Poverty ou la fin d’un romantisme fantasmé.


Après deux premiers albums fort bien accueillis et un succès toujours grandissant, quittant peu à peu l’anonymat, Motorama sort ces jours-ci son troisième album, Poverty. Convertissant avec toujours autant de brio la formule du revival cold / pop / new-wave, ce nouvel album semble néanmoins opérer un tournant. Finies les Alpes, finis les sommets, finis les lacs de Calendar et cette pop sombre et toujours en quête d’espoir. Le groupe entre de plain-pied dans l’ère du dénuement et de la pauvreté. Suivrait-il en cela la déchéance de son pays d’origine ?

En tout cas, les légèretés des albums précédents, les accents positifs ou plus enjoués ont été abandonnés, la production recentrée sur un aspect encore plus new-wave, mélodies de synthés, basse, et cette voix, en revanche, toujours la même. Si elle semblait maniérée ou peu sincère parfois sur les disques précédents, sa couleur prend tout son sens sur ce troisième opus. Une indigence telle que le disque se résout en neuf titres et une trentaine de minutes, pas plus, et s’ouvre sur une note de désespoir « Ugly life through an empty glass »… tout est ainsi résumé dans une chanson au gimmick de clavier entêtant.

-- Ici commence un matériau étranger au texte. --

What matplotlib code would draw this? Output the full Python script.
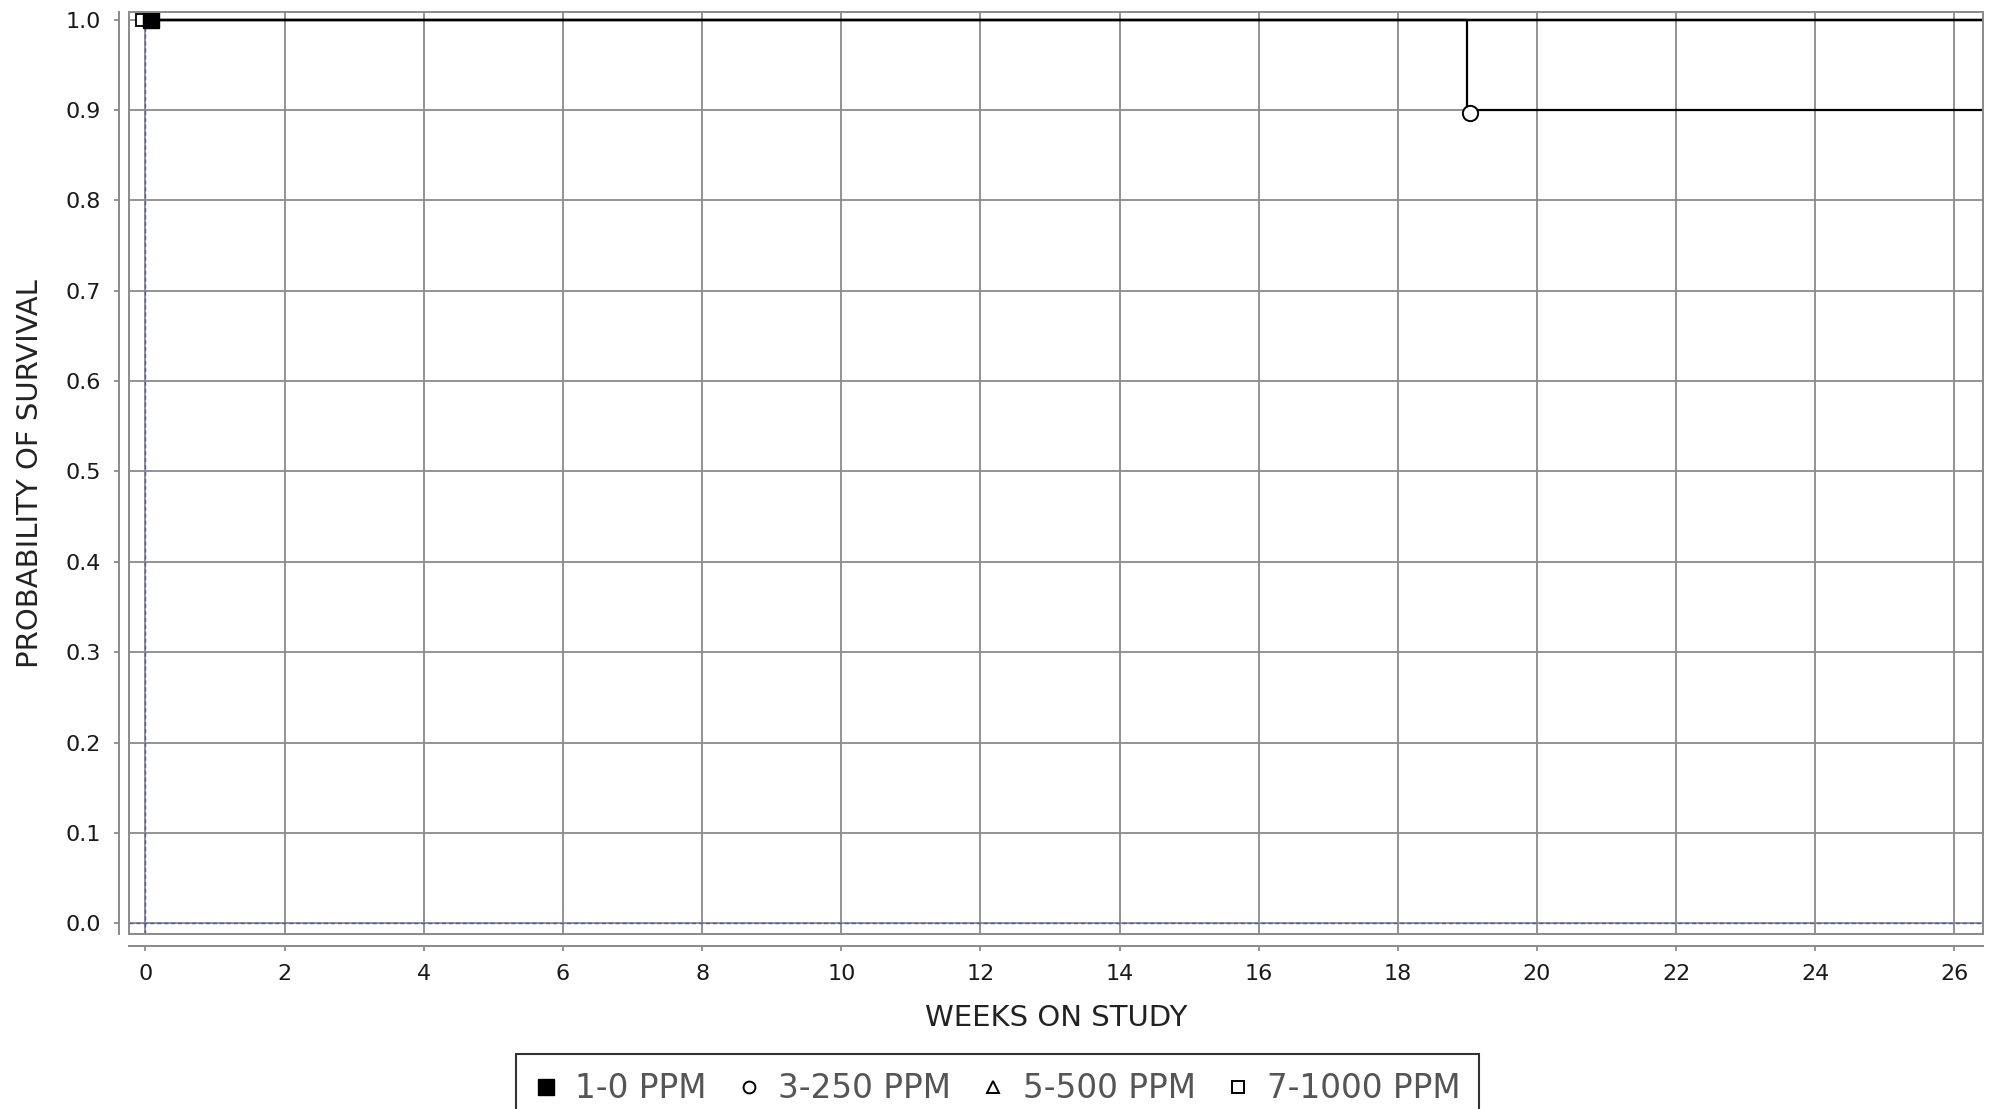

D’ailleurs, les titres transpirent l’urgence, une énergie dispersée dès le second titre et son rire de caverne : Motorama rit noir.

La basse, les arpèges de guitare, la boîte à rythme canalisent cette inspiration mélancolique et cruellement réaliste autour de mélodies toujours distinctes et envoûtantes. Contrairement aux disques précédents qui manquaient parfois d’un peu d’originalité, chaque instant musical est ici reconnaissable, chaque chanson possède son identité. Motorama invente, non la post-wave mais la « Heavy Wave », de la piste numéro 4 si bien nommée. Et effectivement, Poverty abandonne tout espoir de magie, de nature réconfortante, de rêve possible, il a laissé sur le bas-côté tout romantisme de jeunesse.
Le meilleur morceau de cet album, un « Old » qui ne quitte plus l’esprit de l’auditeur une fois engouffré, traduit à merveille cette lente décomposition (« I love the taste of cigarettes / I love the taste of alcohol ») sur une ligne de basse porteuse et un mélancolique refrain fédérateur.

Poverty relate en peu de mots, en peu de notes, l’urgence et le désespoir du collectif russe sans que ce dernier ne perde le goût des mélodies ni n’oublie son auditeur en cours de route. Il n’y aura laissé que sa jeune naïveté, abandonné son romantisme, pour un disque heavy-wave donc, efficace et sans concession.